Uitspraak
RECHTBANK ROTTERDAM
1.De procedure
- het tussenvonnis van 26 juni 2025 en de daaraan ten grondslag liggende processtukken;
- de akte van [naam vrouw] , met bijlage 15;
- de akte van [naam man] .
Rechtbank Rotterdam
In deze zaak, die voor de Rechtbank Rotterdam is behandeld, gaat het om een kort geding waarin de eiseres, een vrouw wonende te Rotterdam, verzoekt om tijdelijk uitsluitend gebruik van de huurwoning. De zaak is een vervolg op een tussenvonnis van 26 juni 2025, waarin was geoordeeld dat het belang van de eiseres bij het uitsluitend gebruik van de woning groter was dan dat van de gedaagde, een man eveneens wonende te Rotterdam. De voorzieningenrechter heeft in het tussenvonnis een tijdelijke maatregel getroffen, omdat er nog lopende procedures waren bij de politierechter en de familierechter die van invloed konden zijn op de definitieve toekenning van het huurrecht.

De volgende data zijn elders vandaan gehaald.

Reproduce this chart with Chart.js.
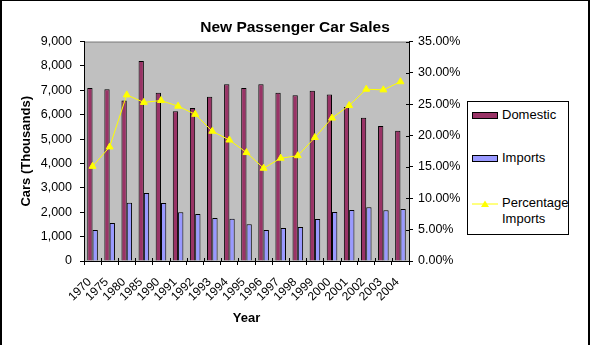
<!DOCTYPE html>
<html>
<head>
<meta charset="utf-8">
<title>New Passenger Car Sales</title>
<script src="https://cdn.jsdelivr.net/npm/chart.js@4.4.0/dist/chart.umd.min.js"></script>
<style>
  html, body { margin: 0; padding: 0; background: #fff; }
  #wrap { position: relative; width: 590px; height: 345px; }
  #frame {
    position: absolute; left: 0; top: 0; width: 590px; height: 345px;
    box-sizing: border-box; border-top: 1px solid #000;
    border-left: 2px solid #000; border-right: 2px solid #000;
    pointer-events: none;
  }
  #legend {
    position: absolute; left: 467px; top: 101px; width: 102px; height: 134px;
    box-sizing: border-box; border: 1px solid #000; background: #fff;
    font: 13px Arial, "Liberation Sans", sans-serif; color: #000;
  }
  #legend .sw { position: absolute; left: 4px; width: 26px; height: 7px; box-sizing: border-box; border: 1px solid #000; }
  #legend .txt { position: absolute; left: 34px; line-height: 16px; white-space: nowrap; }
  #legend svg { position: absolute; left: 4px; }
</style>
</head>
<body>
<div id="wrap">
  <canvas id="salesChart" width="590" height="345"></canvas>
  <div id="legend">
    <div class="sw" style="top:10px;background:#993366"></div>
    <div class="txt" style="top:5px">Domestic</div>
    <div class="sw" style="top:53px;background:#9999ff"></div>
    <div class="txt" style="top:48px">Imports</div>
    <svg width="26" height="10" style="top:97px">
      <line x1="0" y1="5" x2="26" y2="5" stroke="#ffff00" stroke-width="1"/>
      <polygon points="13,1.5 17,8 9,8" fill="#ffff00"/>
    </svg>
    <div class="txt" style="top:93px">Percentage<br>Imports</div>
  </div>
  <div id="frame"></div>
</div>
<script>
// Sales figures, thousands of cars
const years = ['1970','1975','1980','1985','1990','1991','1992','1993','1994','1995',
               '1996','1997','1998','1999','2000','2001','2002','2003','2004'];
const domestic = [7100, 7050, 6580, 8200, 6900, 6140, 6280, 6740, 7250, 7100,
                  7250, 6900, 6800, 6980, 6830, 6320, 5880, 5540, 5340];
const imports = [1270, 1560, 2390, 2790, 2380, 2000, 1930, 1760, 1730, 1510,
                 1270, 1350, 1390, 1720, 2010, 2090, 2210, 2080, 2130];
// imports as a share of all sales, in percent
const pctImports = [15.1, 18.2, 26.5, 25.3, 25.6, 24.7, 23.4, 20.7, 19.3, 17.3,
                    14.8, 16.4, 16.8, 19.7, 22.8, 24.8, 27.4, 27.3, 28.6];

// axis ranges
const carsMax = 9000, carsStep = 1000;
const pctMax = 35, pctStep = 5;

const FONT = 'Arial, "Liberation Sans", sans-serif';
Chart.defaults.font.family = FONT;
Chart.defaults.color = '#000';

// grey plot area plus the small inner halves of the axis tick marks
const plotArea = {
  id: 'plotArea',
  beforeDraw(chart) {
    const { ctx, chartArea: a } = chart;
    ctx.save();
    ctx.fillStyle = '#c0c0c0';
    ctx.fillRect(a.left, a.top, a.right - a.left, a.bottom - a.top);
    ctx.strokeStyle = '#808080';
    ctx.lineWidth = 1;
    ctx.beginPath();
    ctx.moveTo(a.left, a.top + 0.5);
    ctx.lineTo(a.right, a.top + 0.5);
    ctx.stroke();
    ctx.restore();
  },
  afterDraw(chart) {
    const { ctx, chartArea: a } = chart;
    const x = chart.scales.x, y1 = chart.scales.y1;
    const w = (x.right - x.left) / years.length;
    ctx.save();
    ctx.strokeStyle = '#000';
    ctx.lineWidth = 1;
    ctx.beginPath();
    for (let i = 0; i <= years.length; i++) {
      const px = Math.round(x.left + i * w) + 0.5;
      ctx.moveTo(px, a.bottom - 3);
      ctx.lineTo(px, a.bottom);
    }
    for (let v = 0; v <= pctMax; v += pctStep) {
      const py = Math.round(y1.getPixelForValue(v)) + 0.5;
      ctx.moveTo(a.right - 3, py);
      ctx.lineTo(a.right, py);
    }
    ctx.stroke();
    ctx.restore();
  }
};

new Chart(document.getElementById('salesChart'), {
  type: 'bar',
  data: {
    labels: years,
    datasets: [
      {
        label: 'Domestic',
        data: domestic,
        backgroundColor: '#993366',
        borderColor: '#000',
        borderWidth: 1,
        categoryPercentage: 0.62,
        barPercentage: 1,
        yAxisID: 'y',
        order: 1
      },
      {
        label: 'Imports',
        data: imports,
        backgroundColor: '#9999ff',
        borderColor: '#000',
        borderWidth: 1,
        categoryPercentage: 0.62,
        barPercentage: 1,
        yAxisID: 'y',
        order: 1
      },
      {
        type: 'line',
        label: 'Percentage Imports',
        data: pctImports,
        borderColor: '#ffff00',
        borderWidth: 1,
        pointStyle: 'triangle',
        pointRadius: 4,
        pointBackgroundColor: '#ffff00',
        pointBorderColor: '#ffff00',
        tension: 0,
        yAxisID: 'y1',
        order: 0
      }
    ]
  },
  options: {
    responsive: false,
    animation: false,
    layout: { padding: 0 },
    plugins: {
      legend: { display: false },
      tooltip: { enabled: false },
      title: {
        display: true,
        text: 'New Passenger Car Sales',
        color: '#000',
        font: { size: 15.5, weight: 'bold' },
        padding: { top: 18, bottom: 5 }
      }
    },
    scales: {
      x: {
        grid: { offset: true, drawOnChartArea: false, color: '#000', tickLength: 4 },
        border: { color: '#000' },
        ticks: { autoSkip: false, minRotation: 45, maxRotation: 45, padding: 10, labelOffset: -3, font: { size: 12 } },
        title: { display: true, text: 'Year', font: { size: 13, weight: 'bold' }, padding: { top: 0, bottom: 19 } },
        afterFit(s) { s.height = 84; }
      },
      y: {
        position: 'left',
        min: 0, max: carsMax,
        grid: { drawOnChartArea: false, color: '#000', tickLength: 4 },
        border: { color: '#000' },
        ticks: { stepSize: carsStep, padding: 8, font: { size: 12.5 },
                 callback: v => v.toLocaleString('en-US') },
        title: { display: true, text: 'Cars (Thousands)', font: { size: 13, weight: 'bold' }, padding: { top: 19, bottom: 0 } },
        afterFit(s) { s.width = 84; }
      },
      y1: {
        position: 'right',
        min: 0, max: pctMax,
        grid: { drawOnChartArea: false, color: '#000', tickLength: 4 },
        border: { color: '#000' },
        ticks: { stepSize: pctStep, padding: 5, font: { size: 12.5 },
                 callback: v => v.toFixed(2) + '%' },
        afterFit(s) { s.width = 181; }
      }
    }
  },
  plugins: [plotArea]
});
</script>
</body>
</html>
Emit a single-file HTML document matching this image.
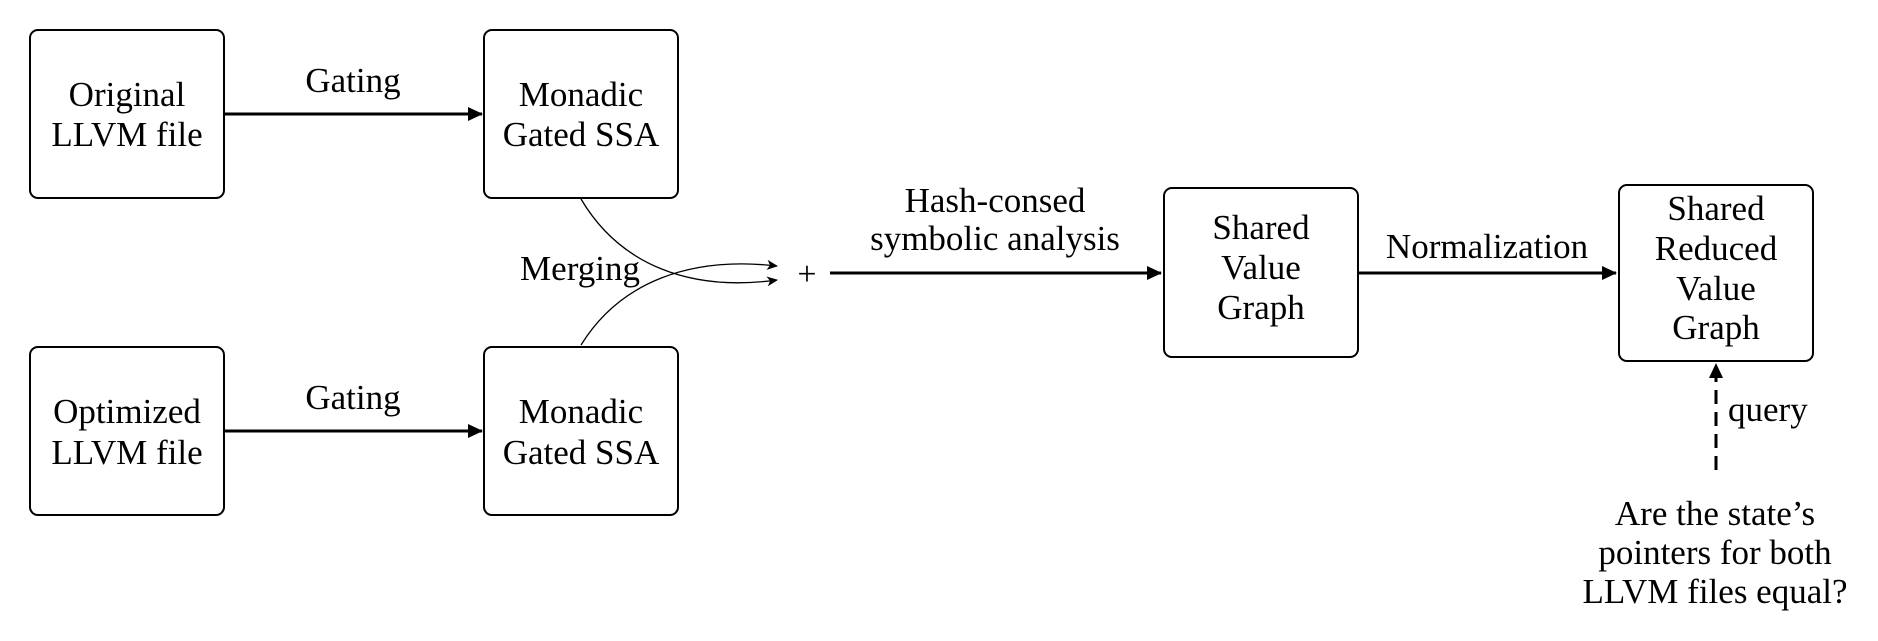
<!DOCTYPE html>
<html><head><meta charset="utf-8"><style>
html,body{margin:0;padding:0;background:#fff;}
svg{display:block;}
text{font-family:"Liberation Serif",serif;font-size:35px;fill:#000;text-anchor:middle;}
</style></head><body>
<svg width="1878" height="641" viewBox="0 0 1878 641" xmlns="http://www.w3.org/2000/svg">
<defs>
<marker id="a" markerWidth="14" markerHeight="10" refX="10" refY="5" orient="auto" markerUnits="userSpaceOnUse"><path d="M0,0 L11,5 L0,10 L3,5 Z" fill="#000"/></marker>
<marker id="b" markerWidth="16" markerHeight="14" refX="14" refY="7" orient="auto" markerUnits="userSpaceOnUse"><path d="M0,0 L15,7 L0,14 Z" fill="#000"/></marker>
</defs>
<g fill="none" stroke="#000" stroke-width="2">
<rect x="30" y="30" width="194" height="168" rx="8"/>
<rect x="484" y="30" width="194" height="168" rx="8"/>
<rect x="30" y="347" width="194" height="168" rx="8"/>
<rect x="484" y="347" width="194" height="168" rx="8"/>
<rect x="1164" y="188" width="194" height="169" rx="8"/>
<rect x="1619" y="185" width="194" height="176" rx="8"/>
</g>
<g stroke="#000" stroke-width="3" fill="none">
<line x1="225" y1="114" x2="482" y2="114" marker-end="url(#b)"/>
<line x1="225" y1="431" x2="482" y2="431" marker-end="url(#b)"/>
<line x1="830" y1="273" x2="1161" y2="273" marker-end="url(#b)"/>
<line x1="1359" y1="273" x2="1616" y2="273" marker-end="url(#b)"/>
<line x1="1716" y1="470" x2="1716" y2="364" stroke-dasharray="14,8" marker-end="url(#b)"/>
</g>
<g stroke="#000" stroke-width="1.3" fill="none">
<path d="M581,199 C620,265 690,292 777,280" marker-end="url(#a)"/>
<path d="M581,345 C620,282 690,256 777,266" marker-end="url(#a)"/>
</g>
<text x="127" y="106">Original</text>
<text x="127" y="146">LLVM file</text>
<text x="581" y="106">Monadic</text>
<text x="581" y="146">Gated SSA</text>
<text x="127" y="423">Optimized</text>
<text x="127" y="464">LLVM file</text>
<text x="581" y="423">Monadic</text>
<text x="581" y="464">Gated SSA</text>
<text x="353" y="92">Gating</text>
<text x="353" y="409">Gating</text>
<text x="580" y="280">Merging</text>
<text x="807" y="285" style="font-size:34px">+</text>
<text x="995" y="212">Hash-consed</text>
<text x="995" y="250">symbolic analysis</text>
<text x="1261" y="239">Shared</text>
<text x="1261" y="279">Value</text>
<text x="1261" y="319">Graph</text>
<text x="1487" y="258">Normalization</text>
<text x="1716" y="220">Shared</text>
<text x="1716" y="260">Reduced</text>
<text x="1716" y="300">Value</text>
<text x="1716" y="339">Graph</text>
<text x="1728" y="421" style="text-anchor:start">query</text>
<text x="1715" y="525">Are the state’s</text>
<text x="1715" y="564">pointers for both</text>
<text x="1715" y="603">LLVM files equal?</text>
</svg>
</body></html>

In het eindvonnis van 12 augustus 2025 heeft de voorzieningenrechter opnieuw de belangen van beide partijen afgewogen. De uitkomst van de procedure voor de politierechter, waar de gedaagde was veroordeeld tot een taakstraf voor huiselijk geweld, en de afwijzing van de vordering van de gedaagde om een omgangsregeling met de kinderen vast te stellen, zijn meegewogen in de beslissing. De voorzieningenrechter heeft geoordeeld dat het belang van de eiseres bij het uitsluitend gebruik van de woning nog steeds zwaarder weegt dan dat van de gedaagde. De eiseres is toegestaan om met uitsluiting van de gedaagde in de woning te wonen totdat in een bodemprocedure is beslist wie van partijen de woning definitief mag huren. De eiseres moet deze bodemprocedure uiterlijk op 15 september 2025 aanhangig maken.
De vorderingen van de gedaagde zijn afgewezen en de proceskosten zijn gecompenseerd, wat betekent dat iedere partij zijn eigen kosten moet betalen. Dit vonnis is uitvoerbaar bij voorraad verklaard.